The Court of Appeal also accepted that work is an important part of a person’s “physical and social identity”, as described in Pretty v United Kingdom (application no. 2346/02).

In this particular case, the court found that the emphasis had not been put on the importance of the business to Mr Onwuye’s identity, but on the positive contribution that the business made to the business’s clients and local community, “neither of which has anything to do with Article 8”. But that article was certainly “engaged on the more conventional basis”, and Underhill LJ was “inclined to think” that the tribunal was entitled to take Mr Onwuye’s business into account when addressing the first two Razgar questions.

Factoring entrepreneurialism into the proportionality test

Despite Article 8 being engaged, the Court of Appeal concluded that the applicant’s removal would be proportionate.

First, “absent compelling circumstances”, applicants should be able to satisfy the criteria set by the Secretary of State under Part 6A of the Immigration Rules. In this case, the court found, there was no clear evidence that Mr Onwuye had invested the required £200,000 in the business. One of the fundamental requirements for a Tier 1 (Entrepreneur) application had not been met.

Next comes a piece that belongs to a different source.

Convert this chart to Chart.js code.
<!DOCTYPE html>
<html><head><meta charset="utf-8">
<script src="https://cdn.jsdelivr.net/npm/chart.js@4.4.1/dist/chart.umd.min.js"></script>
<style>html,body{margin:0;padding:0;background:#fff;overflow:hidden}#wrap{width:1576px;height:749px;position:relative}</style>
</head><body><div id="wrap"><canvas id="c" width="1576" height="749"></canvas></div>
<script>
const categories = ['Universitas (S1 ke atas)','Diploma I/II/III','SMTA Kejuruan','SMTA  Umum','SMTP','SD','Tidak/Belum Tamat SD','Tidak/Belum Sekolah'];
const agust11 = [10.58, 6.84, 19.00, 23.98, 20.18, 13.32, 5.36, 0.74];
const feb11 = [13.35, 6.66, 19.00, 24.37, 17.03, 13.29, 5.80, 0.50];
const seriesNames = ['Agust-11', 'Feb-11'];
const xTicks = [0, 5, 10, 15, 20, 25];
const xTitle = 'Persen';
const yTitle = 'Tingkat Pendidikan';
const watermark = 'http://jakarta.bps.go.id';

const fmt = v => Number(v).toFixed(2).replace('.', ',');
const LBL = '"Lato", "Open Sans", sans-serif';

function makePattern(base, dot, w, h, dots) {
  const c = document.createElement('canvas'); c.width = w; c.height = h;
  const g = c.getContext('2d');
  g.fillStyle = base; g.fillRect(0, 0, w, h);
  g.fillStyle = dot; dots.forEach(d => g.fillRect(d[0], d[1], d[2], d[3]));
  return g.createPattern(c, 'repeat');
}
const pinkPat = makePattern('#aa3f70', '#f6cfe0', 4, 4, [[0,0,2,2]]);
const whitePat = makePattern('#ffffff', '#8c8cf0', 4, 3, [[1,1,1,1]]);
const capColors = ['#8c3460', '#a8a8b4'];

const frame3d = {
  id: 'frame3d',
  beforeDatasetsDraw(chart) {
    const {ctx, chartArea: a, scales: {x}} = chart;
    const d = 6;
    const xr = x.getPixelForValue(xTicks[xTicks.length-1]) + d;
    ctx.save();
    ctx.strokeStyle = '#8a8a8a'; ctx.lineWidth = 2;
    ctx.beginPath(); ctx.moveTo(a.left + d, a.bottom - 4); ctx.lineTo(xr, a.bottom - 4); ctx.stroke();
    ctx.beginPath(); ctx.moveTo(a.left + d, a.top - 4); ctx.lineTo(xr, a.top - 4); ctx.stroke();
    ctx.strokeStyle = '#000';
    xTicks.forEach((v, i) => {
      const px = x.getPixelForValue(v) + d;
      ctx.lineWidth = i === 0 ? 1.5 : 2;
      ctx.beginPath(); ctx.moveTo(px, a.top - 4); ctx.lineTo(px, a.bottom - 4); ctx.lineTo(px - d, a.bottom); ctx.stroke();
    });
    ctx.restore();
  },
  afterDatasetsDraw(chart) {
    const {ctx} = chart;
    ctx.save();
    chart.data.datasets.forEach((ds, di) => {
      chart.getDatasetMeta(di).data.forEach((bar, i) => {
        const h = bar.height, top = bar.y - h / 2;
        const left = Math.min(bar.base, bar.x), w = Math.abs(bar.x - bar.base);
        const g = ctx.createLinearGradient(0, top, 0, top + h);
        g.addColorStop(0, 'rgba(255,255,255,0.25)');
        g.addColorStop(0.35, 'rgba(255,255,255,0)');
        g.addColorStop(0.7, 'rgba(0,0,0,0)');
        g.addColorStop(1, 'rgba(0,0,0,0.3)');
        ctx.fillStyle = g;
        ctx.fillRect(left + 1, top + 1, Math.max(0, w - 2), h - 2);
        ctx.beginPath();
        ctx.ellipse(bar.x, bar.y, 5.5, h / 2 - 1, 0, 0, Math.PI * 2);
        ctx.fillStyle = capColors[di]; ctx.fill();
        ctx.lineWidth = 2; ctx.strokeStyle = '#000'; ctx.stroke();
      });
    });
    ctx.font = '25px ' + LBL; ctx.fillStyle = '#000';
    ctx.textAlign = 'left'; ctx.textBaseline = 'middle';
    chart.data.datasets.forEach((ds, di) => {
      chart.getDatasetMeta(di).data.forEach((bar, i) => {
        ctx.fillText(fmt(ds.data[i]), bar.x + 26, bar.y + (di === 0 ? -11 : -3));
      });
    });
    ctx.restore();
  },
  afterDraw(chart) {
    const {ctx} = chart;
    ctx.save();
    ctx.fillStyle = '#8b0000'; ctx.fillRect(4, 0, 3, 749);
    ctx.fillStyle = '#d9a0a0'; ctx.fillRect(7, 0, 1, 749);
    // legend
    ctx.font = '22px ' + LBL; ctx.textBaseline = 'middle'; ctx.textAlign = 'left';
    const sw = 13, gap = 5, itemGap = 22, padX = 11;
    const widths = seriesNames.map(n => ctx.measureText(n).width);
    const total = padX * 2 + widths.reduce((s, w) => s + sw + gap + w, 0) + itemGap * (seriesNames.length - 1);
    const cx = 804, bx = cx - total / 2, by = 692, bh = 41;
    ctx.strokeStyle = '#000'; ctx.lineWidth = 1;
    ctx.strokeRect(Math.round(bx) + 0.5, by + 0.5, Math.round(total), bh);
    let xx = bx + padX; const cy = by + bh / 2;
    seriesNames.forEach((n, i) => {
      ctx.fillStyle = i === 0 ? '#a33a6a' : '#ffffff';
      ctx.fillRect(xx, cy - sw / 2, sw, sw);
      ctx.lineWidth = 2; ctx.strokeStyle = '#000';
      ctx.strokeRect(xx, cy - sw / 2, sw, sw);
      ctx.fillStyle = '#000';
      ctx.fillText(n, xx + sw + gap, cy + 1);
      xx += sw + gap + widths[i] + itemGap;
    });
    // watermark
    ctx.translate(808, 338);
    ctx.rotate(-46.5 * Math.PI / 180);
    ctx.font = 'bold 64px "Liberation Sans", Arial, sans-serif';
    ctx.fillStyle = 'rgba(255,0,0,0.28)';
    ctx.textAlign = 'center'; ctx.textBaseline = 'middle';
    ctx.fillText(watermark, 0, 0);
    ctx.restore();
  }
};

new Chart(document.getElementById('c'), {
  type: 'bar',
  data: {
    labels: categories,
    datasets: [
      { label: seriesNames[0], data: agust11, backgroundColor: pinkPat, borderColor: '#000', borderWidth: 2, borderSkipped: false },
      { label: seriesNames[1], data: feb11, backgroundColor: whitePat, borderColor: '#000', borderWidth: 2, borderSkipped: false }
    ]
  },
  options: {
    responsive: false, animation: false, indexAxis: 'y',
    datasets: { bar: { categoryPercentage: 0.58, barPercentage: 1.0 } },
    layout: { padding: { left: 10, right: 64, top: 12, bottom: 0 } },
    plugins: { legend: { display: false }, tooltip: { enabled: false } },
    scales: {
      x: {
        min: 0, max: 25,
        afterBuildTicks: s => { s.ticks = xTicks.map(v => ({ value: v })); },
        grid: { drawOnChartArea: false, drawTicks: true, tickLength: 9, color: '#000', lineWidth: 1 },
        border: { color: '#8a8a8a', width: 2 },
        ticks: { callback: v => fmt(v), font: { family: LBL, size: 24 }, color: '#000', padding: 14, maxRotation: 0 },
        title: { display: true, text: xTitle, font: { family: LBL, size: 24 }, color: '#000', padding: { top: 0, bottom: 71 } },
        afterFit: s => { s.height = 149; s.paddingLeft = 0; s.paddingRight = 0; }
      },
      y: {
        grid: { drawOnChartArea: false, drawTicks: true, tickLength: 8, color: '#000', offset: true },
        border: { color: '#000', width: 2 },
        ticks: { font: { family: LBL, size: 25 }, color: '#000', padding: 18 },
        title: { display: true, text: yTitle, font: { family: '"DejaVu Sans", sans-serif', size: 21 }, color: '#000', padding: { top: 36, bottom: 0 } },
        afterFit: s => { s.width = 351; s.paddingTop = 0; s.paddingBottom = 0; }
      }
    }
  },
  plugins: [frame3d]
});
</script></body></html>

It is possible that the court would have taken a different view if the evidence presented only a minor deficiency in terms of compliance.

Second, section 117B (4) of the Nationality, Immigration and Asylum Act 2002 states that little weigh should be given to a private life established by a person at a time when they were in the UK unlawfully. Mr Onwuye had set up his business when his immigration status was, if not unlawful, at least precarious, because he only had leave under section 3C of the Immigration Act 1971 at the time.

Third, leave outside the Rules should be granted only in compelling circumstances. In this case the threshold was not met: the positive impact that the business has on the community, the interests of the business’s employees and clients, and the economic loss that Mr Onwuye would experience did not tip the proportionality balance in his favour.

Lessons to be learned

Practitioners dealing with Article 8 in a business context should consider the extent to which the requirements of the Rules are not met and provide a clear explanation for any non-compliance. It is very unlikely that an appeal would succeed, but it may be worth running the argument if the non-compliance is limited to a minor aspect of the application, and the reasons for non-compliance are compelling enough.

One can only sympathise with Mr Onwuye, whose money, time and effort will probably go to waste. For the Court of Appeal:

That is sad. But it was his responsibility before he started to develop a business in the UK to ensure that he acquired the proper immigration status and he did not do so.

In other words, you can mind your business, but only if you have a visa that allows it.